Sunday, 14 August 2011

Short on logic

I beg the indulgence of regular visitors as I return to a favourite topic: the iniquitous practice of short selling in equity markets, which I last addressed in a posting called "Get Shorty!", as recently as July 24.

The past week's wild gyrations on global stock markets must surely have put paid to any lingering suggestions that modern capital markets are anything more than a casino. The idea that there can be anything rational about the DJIA successively rallying and falling by hundreds of points, day after day, can no longer be sustained. It's hardly surprising that regulators should try whatever measures they can to protect their real economies from the madness. Here in the UK, for example, Lord Myners wants something done about so-called high-frequency trading, which uses computer algorithms to generate prodigious numbers of trades every second. It's estimated that such trading accounts for at least 50% of all activity on the London exchange, and percentages on US exchanges seem to be even higher.

Responding to wild, rumour-driven swings in bank stocks, France and three other European countries have resorted to something more old school: a temporary ban on short selling of financial stocks. As usual, this measure has prompted scornful reactions not only from financial markets themselves, but from a surprisingly wide range of media commentators. (See, for example, the normally sensible Jeremy Warner in the business pages of The Daily Telegraph. You'll find Lord Myners over there as well.)

Let's just go through this again. Investors have a perfect right to fall in and out of love with stocks. If you decide you don't like a particular stock that you own, you can try to sell it to someone else who sees things differently; conflicting opinions of value are the basis of every trade. But short-selling allows you to try to make profits out of something you don't even own, at the expense of legitimate sellers and innocent bystanders. Contrary to the claims of its apologists, there's no way that this activity adds anything to the efficient functioning of markets. When it's combined with rumour-mongering, as seems to have been the case with French bank shares this past week, it crosses the boundaries of the merely under-handed and becomes outright malevolent and immoral.

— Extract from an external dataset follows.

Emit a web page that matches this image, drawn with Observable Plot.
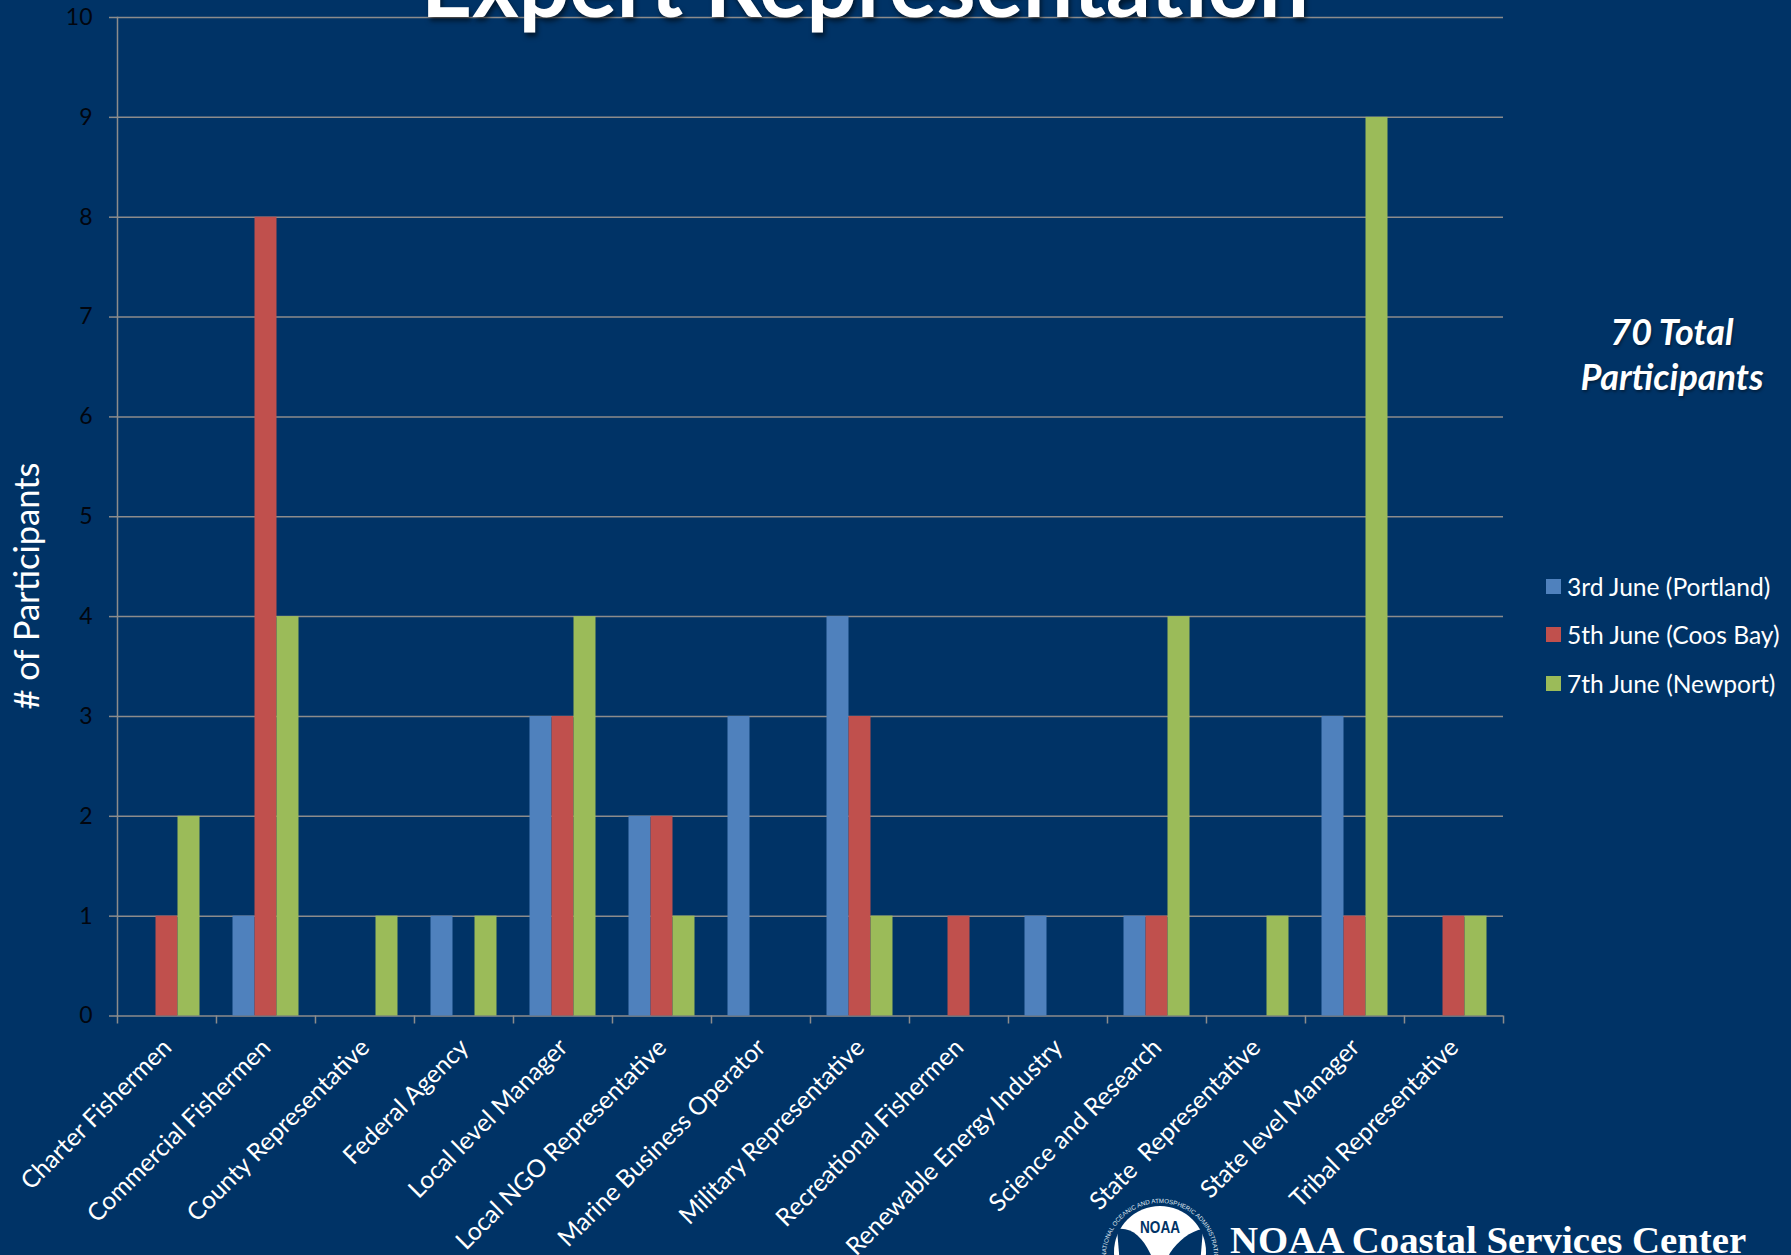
<!DOCTYPE html>
<html><head><meta charset="utf-8">
<script src="https://cdn.jsdelivr.net/npm/d3@7"></script>
<script src="https://cdn.jsdelivr.net/npm/@observablehq/plot@0.6"></script>
<style>
html,body{margin:0;padding:0;background:#003366;width:1791px;height:1255px;overflow:hidden;font-family:Lato,sans-serif;color:#fff}
#wrap{position:relative;width:1791px;height:1255px;overflow:hidden}
#chart svg{display:block;background:transparent}
.ov{position:absolute;white-space:pre;line-height:1}
#title{left:0;width:1730px;text-align:center;top:-62px;font-size:89px;font-weight:700;text-shadow:2px 4px 5px rgba(0,0,0,.55)}
#ytitle{left:26px;top:586px;font-size:34.5px;transform:translate(-50%,-50%) rotate(-90deg)}
.total{left:1572px;width:200px;text-align:center;font-size:36px;font-weight:700;font-style:italic;text-shadow:1px 2px 3px rgba(0,0,0,.4)}
.leg{font-size:24.6px}
.sw{position:absolute;width:15px;height:15px}
#noaa{left:1230px;top:1221px;font-family:"Liberation Serif",serif;font-weight:700;font-size:38.8px}
#logo{position:absolute;left:1100px;top:1195px}
</style></head><body>
<div id="wrap">
<div id="chart"></div>
<div class="ov" id="title">Expert Representation</div>
<div class="ov" id="ytitle"># of Participants</div>
<div class="ov total" style="top:313px">70 Total</div>
<div class="ov total" style="top:358px">Participants</div>
<div id="legend"></div>
<svg id="logo" width="120" height="60" viewBox="0 0 120 60">
  <defs><path id="ring" d="M 6 62 A 53 53 0 1 1 114 62"/></defs>
  <circle cx="60" cy="57" r="46" fill="#fff"/>
  <path d="M 17 34 C 32 32 42 42 50 58 L 56 70 L 20 70 Z" fill="#003366"/>
  <path d="M 103 34 C 90 36 78 46 70 58 L 64 70 L 100 70 Z" fill="#003366"/>
  <text font-family="Liberation Sans,sans-serif" font-size="6.2" fill="#dfe6ef"><textPath href="#ring" startOffset="0">NATIONAL OCEANIC AND ATMOSPHERIC ADMINISTRATION</textPath></text>
  <text x="60" y="38" text-anchor="middle" font-family="Liberation Sans,sans-serif" font-weight="700" font-size="16" fill="#003366" textLength="40" lengthAdjust="spacingAndGlyphs">NOAA</text>
</svg>
<div class="ov" id="noaa">NOAA Coastal Services Center</div>
</div>
<script>
const categories = ["Charter Fishermen","Commercial Fishermen","County Representative","Federal Agency","Local level Manager","Local NGO Representative","Marine Business Operator","Military Representative","Recreational Fishermen","Renewable Energy Industry","Science and Research","State  Representative","State level Manager","Tribal Representative"];
const seriesNames = ["3rd June (Portland)","5th June (Coos Bay)","7th June (Newport)"];
const portland = [0,1,0,1,3,2,3,4,0,1,1,0,3,0];
const coosBay  = [1,8,0,0,3,2,0,3,1,0,1,0,1,1];
const newport  = [2,4,1,1,4,1,0,1,0,0,4,1,9,1];
const seriesColors = ["#4f81bd","#c0504d","#9bbb59"];
const yTicks = [0,1,2,3,4,5,6,7,8,9,10];

const rows = categories.flatMap((c,i)=>[portland,coosBay,newport].map((v,s)=>({category:c,series:seriesNames[s],value:v[i]})));
const axisGray = "#8c8c8c";
const bandW = (1503-116.5)/14;

const plot = Plot.plot({
  width:1791, height:1255,
  marginLeft:116.5, marginRight:288, marginTop:17, marginBottom:239.5,
  style:{background:"transparent",fontFamily:"Lato,sans-serif",overflow:"visible"},
  fx:{domain:categories,padding:0,label:null,axis:null},
  x:{domain:seriesNames,paddingInner:0,paddingOuter:0.75,axis:null},
  y:{domain:[0,10],axis:null},
  color:{domain:seriesNames,range:seriesColors},
  marks:[
    Plot.ruleY(yTicks,{stroke:axisGray,strokeWidth:1.5}),
    Plot.frame({anchor:"left",stroke:axisGray,strokeWidth:1.5,facet:"super"}),
    Plot.barY(rows.filter(d=>d.value>0),{fx:"category",x:"series",y:"value",fill:"series"}),
    Plot.axisY({ticks:yTicks,tickSize:8,tickPadding:17,label:null,fontSize:23,color:"#02060f",stroke:axisGray,strokeWidth:1.5,anchor:"left",tickFormat:d=>String(d)}),
    Plot.axisFx({anchor:"bottom",tickSize:8,tickFormat:()=>"",label:null,stroke:axisGray,strokeWidth:1.5,dx:-bandW/2}),
    Plot.axisFx({ticks:categories.slice(-1),anchor:"bottom",tickSize:8,tickFormat:()=>"",label:null,stroke:axisGray,strokeWidth:1.5,dx:bandW/2}),
    Plot.text(categories,{fx:d=>d,text:d=>d,frameAnchor:"bottom",textAnchor:"end",rotate:-45,dy:33,dx:6,fontSize:24.6,fill:"#fff",lineWidth:Infinity})
  ]
});
document.getElementById("chart").appendChild(plot);

const legend = d3.select("#legend");
const legendTops = [579,627,676];
seriesNames.forEach((name,i)=>{
  legend.append("div").attr("class","sw").style("left","1546px").style("top",legendTops[i]+"px").style("background",seriesColors[i]);
  legend.append("div").attr("class","ov leg").style("left","1567px").style("top",(legendTops[i]-4)+"px").text(name);
});
</script>
</body></html>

One of the business news networks concocted a graphic this week that purported to show that short selling bans don't even work. Using data for US stocks when such a ban was imposed at the height of the financial crisis in 2008, it appeared to show that over the following two weeks, the overall market was down 18% (if memory serves), while financials, covered by the short selling ban, fell by 23%.

It is, of course, not possible to test a counterfactual, but recall that at the time of the Lehman Brothers failure, there was a wholesale flight from financial stocks. Nobody attempted to stop those who owned bank shares from selling them, so it's not surprising that they fell more than the broader market. But it's surely reasonable to posit that the ban on short selling prevented gleeful speculators from making the carnage immeasurably worse, which is exactly what it was intended to do.

In the case of the French banks, the shares have actually rallied since the ban on shorting was imposed, which tends to suggest that all of the earlier selling pressure came from short sales rather than from longer-term investors lightening their positions. (There would also have been some short covering, but this would probably not have been enough to push the stocks higher if there were any serious underlying selling pressure).

In the UK this week we've heard a lot of moral outrage about rioters and looters, and a surprising number of commentators have drawn comparisons with the behaviour of expenses-fiddling politicians and amoral investment bankers. A lot of this has been well over the top. All the same, if you were to ask me to make a moral distinction between a rumour-peddling short seller and a youth selling a stolen i-Pad on eBay, I have to admit that I couldn't put a cigarette paper between them.